34. In the light of the above, the Court recognises that the Danish courts carefully balanced the competing interests and explicitly took into account the criteria set out in the Court’s case ‑ law, including the applicants’ family situation. Moreover, having regard to the gravity of the drug crimes committed by the first applicant, and considering the sovereignty of member States to control and regulate the residence of aliens on their territory, the Court finds that the interference was supported by relevant and sufficient reasons, and was proportionate in that a fair balance was struck between the applicants’ right to respect for their family life, on the one hand, and the prevention of disorder or crime, on the other hand.

35. Finally, the Court notes that the domestic courts explicitly and thoroughly assessed whether the expulsion order could be deemed to be contrary to Denmark’s international obligations. The Court points out in this connection that, in accordance with the principle of subsidiarity, although opinions may differ on the outcome of a judgment, “where the balancing exercise has been undertaken by the national authorities in conformity with the criteria laid down in the Court’s case ‑ law, the Court would require strong reasons to substitute its view for that of the domestic courts” (see, among many others, Ndidi v. the United Kingdom , no. 41215/14 , § 76, 14 September 2017 and Levakovic v. Denmark , no. 7841/14, § 45, 23 October 2018).

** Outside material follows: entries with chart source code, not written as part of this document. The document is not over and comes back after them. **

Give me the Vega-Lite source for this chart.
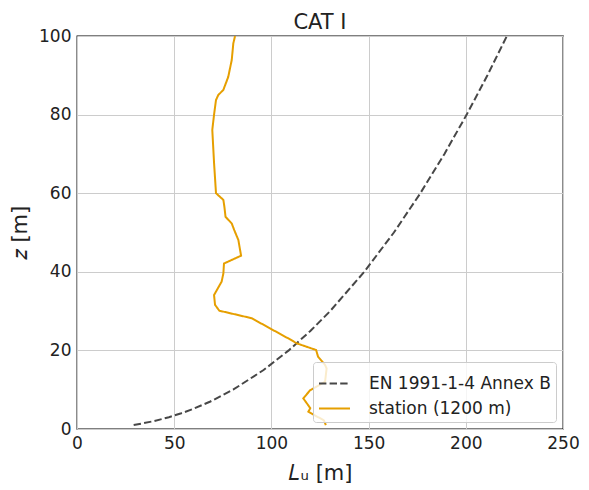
{
  "$schema": "https://vega.github.io/schema/vega-lite/v6.json",
  "width": 486,
  "height": 393,
  "autosize": {"type": "none"},
  "padding": {"left": 77, "top": 36, "right": 26, "bottom": 61},
  "background": "white",
  "title": {
    "text": "CAT I",
    "fontSize": 21,
    "fontWeight": "normal",
    "font": "DejaVu Sans",
    "color": "#222222",
    "anchor": "middle",
    "offset": 7,
    "dy": 13
  },
  "data": {
    "values": [
      {"series": "EN 1991-1-4 Annex B", "L": 29.15, "z": 1},
      {"series": "EN 1991-1-4 Annex B", "L": 39.55, "z": 2},
      {"series": "EN 1991-1-4 Annex B", "L": 47.27, "z": 3},
      {"series": "EN 1991-1-4 Annex B", "L": 53.65, "z": 4},
      {"series": "EN 1991-1-4 Annex B", "L": 59.19, "z": 5},
      {"series": "EN 1991-1-4 Annex B", "L": 68.63, "z": 7},
      {"series": "EN 1991-1-4 Annex B", "L": 80.29, "z": 10},
      {"series": "EN 1991-1-4 Annex B", "L": 95.98, "z": 15},
      {"series": "EN 1991-1-4 Annex B", "L": 108.92, "z": 20},
      {"series": "EN 1991-1-4 Annex B", "L": 120.16, "z": 25},
      {"series": "EN 1991-1-4 Annex B", "L": 130.2, "z": 30},
      {"series": "EN 1991-1-4 Annex B", "L": 147.77, "z": 40},
      {"series": "EN 1991-1-4 Annex B", "L": 163.01, "z": 50},
      {"series": "EN 1991-1-4 Annex B", "L": 176.63, "z": 60},
      {"series": "EN 1991-1-4 Annex B", "L": 189.02, "z": 70},
      {"series": "EN 1991-1-4 Annex B", "L": 200.46, "z": 80},
      {"series": "EN 1991-1-4 Annex B", "L": 211.13, "z": 90},
      {"series": "EN 1991-1-4 Annex B", "L": 221.14, "z": 100},
      {"series": "station (1200 m)", "L": 128.0, "z": 1.0},
      {"series": "station (1200 m)", "L": 127.0, "z": 2.2},
      {"series": "station (1200 m)", "L": 119.0, "z": 4.4},
      {"series": "station (1200 m)", "L": 120.0, "z": 5.3},
      {"series": "station (1200 m)", "L": 116.4, "z": 7.8},
      {"series": "station (1200 m)", "L": 120.0, "z": 9.9},
      {"series": "station (1200 m)", "L": 127.6, "z": 12.0},
      {"series": "station (1200 m)", "L": 128.4, "z": 15.4},
      {"series": "station (1200 m)", "L": 127.6, "z": 16.3},
      {"series": "station (1200 m)", "L": 124.0, "z": 18.4},
      {"series": "station (1200 m)", "L": 123.0, "z": 20.1},
      {"series": "station (1200 m)", "L": 113.0, "z": 21.8},
      {"series": "station (1200 m)", "L": 109.6, "z": 22.8},
      {"series": "station (1200 m)", "L": 99.3, "z": 25.6},
      {"series": "station (1200 m)", "L": 89.8, "z": 28.2},
      {"series": "station (1200 m)", "L": 73.2, "z": 30.1},
      {"series": "station (1200 m)", "L": 71.0, "z": 31.6},
      {"series": "station (1200 m)", "L": 70.5, "z": 34.1},
      {"series": "station (1200 m)", "L": 74.4, "z": 37.5},
      {"series": "station (1200 m)", "L": 75.3, "z": 39.6},
      {"series": "station (1200 m)", "L": 75.6, "z": 42.1},
      {"series": "station (1200 m)", "L": 84.4, "z": 44.1},
      {"series": "station (1200 m)", "L": 83.0, "z": 48.1},
      {"series": "station (1200 m)", "L": 80.9, "z": 50.6},
      {"series": "station (1200 m)", "L": 79.6, "z": 52.3},
      {"series": "station (1200 m)", "L": 76.4, "z": 54.0},
      {"series": "station (1200 m)", "L": 75.8, "z": 56.6},
      {"series": "station (1200 m)", "L": 75.3, "z": 58.3},
      {"series": "station (1200 m)", "L": 71.5, "z": 60.0},
      {"series": "station (1200 m)", "L": 70.5, "z": 67.7},
      {"series": "station (1200 m)", "L": 69.6, "z": 76.1},
      {"series": "station (1200 m)", "L": 70.5, "z": 80.0},
      {"series": "station (1200 m)", "L": 71.5, "z": 83.7},
      {"series": "station (1200 m)", "L": 72.7, "z": 85.0},
      {"series": "station (1200 m)", "L": 75.3, "z": 86.3},
      {"series": "station (1200 m)", "L": 77.8, "z": 89.6},
      {"series": "station (1200 m)", "L": 79.6, "z": 93.9},
      {"series": "station (1200 m)", "L": 80.4, "z": 98.1},
      {"series": "station (1200 m)", "L": 81.3, "z": 100.0}
    ]
  },
  "mark": {"type": "line", "strokeWidth": 2, "clip": true},
  "encoding": {
    "x": {
      "field": "L",
      "type": "quantitative",
      "scale": {"domain": [0, 250], "nice": false, "zero": false},
      "axis": {
        "title": "𝐿ᵤ [m]",
        "values": [0, 50, 100, 150, 200, 250],
        "labelFlush": false,
        "titleY": 50,
        "titleBaseline": "alphabetic"
      }
    },
    "y": {
      "field": "z",
      "type": "quantitative",
      "scale": {"domain": [0, 100], "nice": false, "zero": false},
      "axis": {
        "title": "𝑧 [m]",
        "values": [0, 20, 40, 60, 80, 100],
        "labelFlush": false,
        "titleX": -57,
        "titleBaseline": "middle"
      }
    },
    "order": {"field": "z", "type": "quantitative"},
    "color": {
      "field": "series",
      "type": "nominal",
      "scale": {
        "domain": ["EN 1991-1-4 Annex B", "station (1200 m)"],
        "range": ["#474747", "#E69F00"]
      },
      "legend": {"title": null}
    },
    "strokeDash": {
      "field": "series",
      "type": "nominal",
      "scale": {
        "domain": ["EN 1991-1-4 Annex B", "station (1200 m)"],
        "range": [[7.4, 3.2], [1, 0]]
      },
      "legend": {"title": null}
    }
  },
  "config": {
    "font": "DejaVu Sans",
    "view": {"stroke": "#000000", "strokeWidth": 1.3},
    "axis": {
      "domain": false,
      "ticks": false,
      "grid": true,
      "gridColor": "#cccccc",
      "gridWidth": 1,
      "labelFont": "DejaVu Sans",
      "labelFontSize": 17,
      "labelColor": "#222222",
      "labelPadding": 6,
      "titleFont": "DejaVu Sans",
      "titleFontSize": 21,
      "titleFontWeight": "normal",
      "titleColor": "#222222"
    },
    "legend": {
      "orient": "bottom-right",
      "offset": 7,
      "fillColor": "rgba(255,255,255,0.8)",
      "strokeColor": "#cccccc",
      "cornerRadius": 3,
      "padding": 5,
      "symbolType": "stroke",
      "symbolSize": 961,
      "symbolStrokeWidth": 2,
      "labelFont": "DejaVu Sans",
      "labelFontSize": 17,
      "labelColor": "#222222",
      "labelOffset": 18,
      "rowPadding": -3,
      "labelLimit": 300
    }
  }
}
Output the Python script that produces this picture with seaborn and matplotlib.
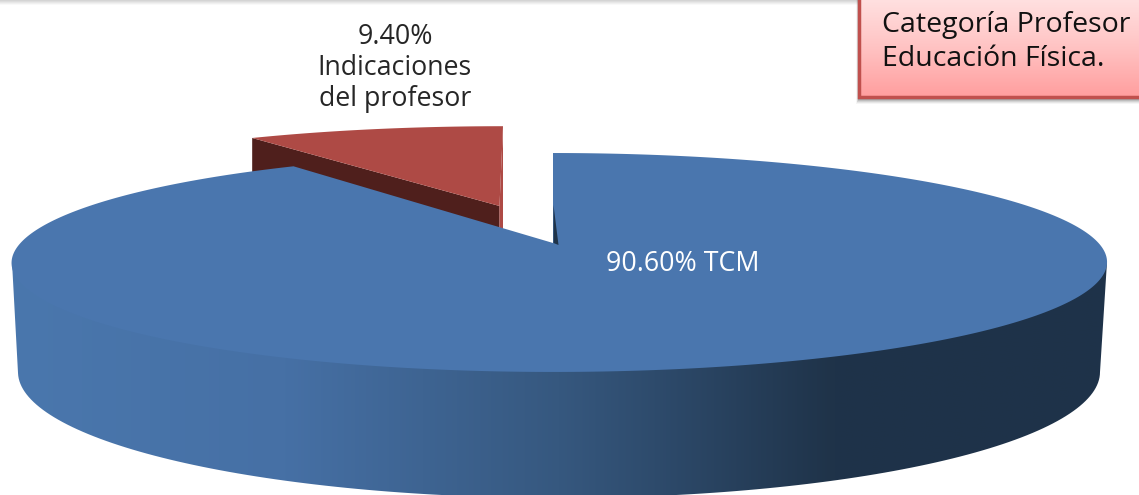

36. It follows that the application is manifestly ill-founded and must be rejected in accordance with Article 35 §§ 3 (a) and 4 of the Convention.

For these reasons, the Court, unanimously,

Declares the application inadmissible.

Done in English and notified in writing on 17 March 2022.

Hasan Bakırcı Branko Lubarda Deputy Registrar President

[1] All references to Kosovo, whether the territory, institutions or population, in this text shall be understood in full compliance with United Nations Council Resolution 1244 and without prejudice to the status of Kosovo.